No matter which engine type you choose, oil changes are always necessary. Generally, gas engines require a change every 3,000-5,000 miles, and diesel engines every 5,000-7,000 miles. Oil changes for gas-powered engines are cheaper on average, roughly $20-$40, when compared to diesel engine oil changes, which average between $50-$70.
Major fleet repair costs can become a large problem for a business. If your fleet vehicles are outside of their warranty, or come with a limited warranty, exorbitant repair costs can pile up quickly. These costs are especially important to account for if your fleet is comprised of many heavy duty vehicles, as these models usually come with much higher parts and labor costs in terms of repairs.
The cost of fueling your fleet is also an important issue to consider. Fuel availability and fuel expenses are two of the most common cost issues with fleet vehicles. Gasoline is almost always cheaper than diesel fuel, meaning you’ll be spending significantly less at the pump over the life of your fleet. However, diesel engines are more fuel-efficient and burn cleaner, meaning you’ll make fewer trips to the pump and produce less pollution.
The last noteworthy subject is the cost of outfitting and replacing your fleet with wheels and tires. While wheels can be acquired at fairly inexpensive rates, the same cannot be said for tires, as they can run into the thousands for a set of four. If you are renting a fleet, usually the rental company covers tire replacement, but will leave you with the responsibility of minor repairs and replacements.
With the addition of variable cylinder control, turbocharging, direct injection, and stop/go fuel saving technology, gas engine fuel efficiency has greatly increased in recent years. This means the gap between gas and diesel engines is much closer than you might think, at least on paper.
While gas engines are certainly much more efficient now than they have been in the past, it’s important to remember that fuel economy ratings are based on best-case scenarios, with no added weight and operated at a consistent speed.

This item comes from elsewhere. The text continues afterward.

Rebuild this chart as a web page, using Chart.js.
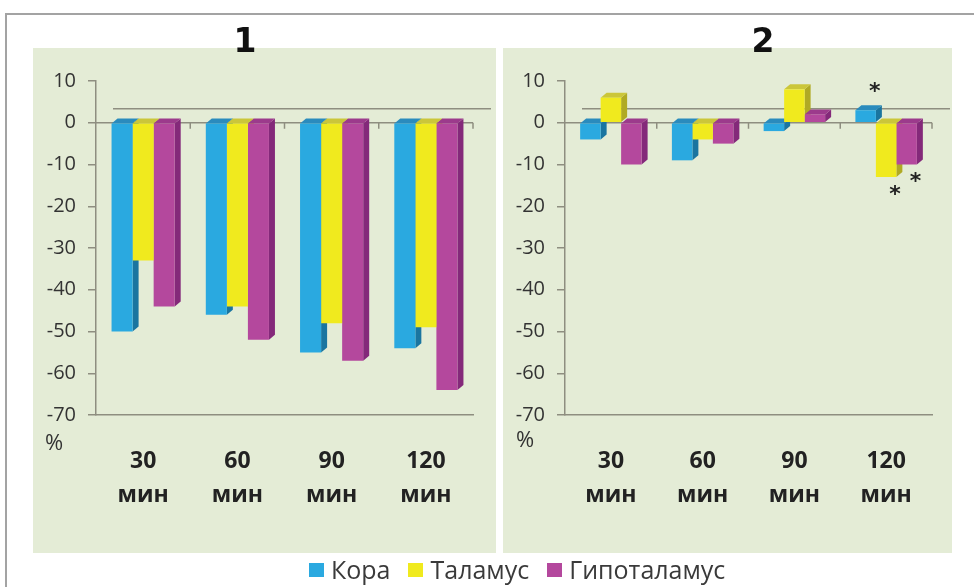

This “best-case” is usually not how fleet vehicles are operated, especially if you add in a trailer or some other external weight.

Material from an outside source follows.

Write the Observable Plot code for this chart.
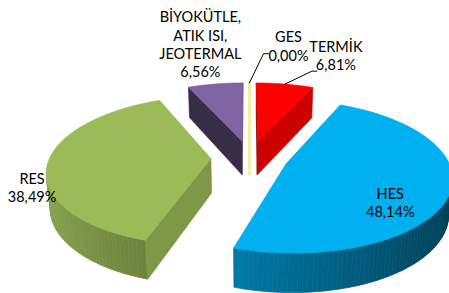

As mentioned in the maintenance and operating cost section, gasoline is cheaper per gallon than diesel. Gas engines also tout government efficiency ratings close to that of diesel engines. However, if your fleet regularly hauls substantial weight inside or outside of the vehicle, the fuel efficiency ratings for a gas engine can drop significantly, while typically torque-heavy diesel engines retain their efficiency. Taking into account the daily operations of your fleet, and its effect on fuel economy, is a vital task when deciding between gas and diesel. For further fuel efficiency data, checking online reviews, vehicle forums, social media groups, and personal industry contacts can yield valuable information.
Expected Life Cycle
Expected vehicle life cycle is yet another factor to make note of. The length of time you estimate you will need to operate your vehicle will play a large role in which engine type is right for you. As discussed above, diesel achieves a much higher fuel economy across all situations and uses, meaning you will save every time you go to the pump. Conversely, gas engine fleets almost always cost less than diesel fleets, by a large margin. In order to determine which engine type is best, holding all other factors constant, you need to calculate how long you plan to use the fleet, and whether the initial cost of the diesel fleet will be offset by the fuel savings over its expected life cycle.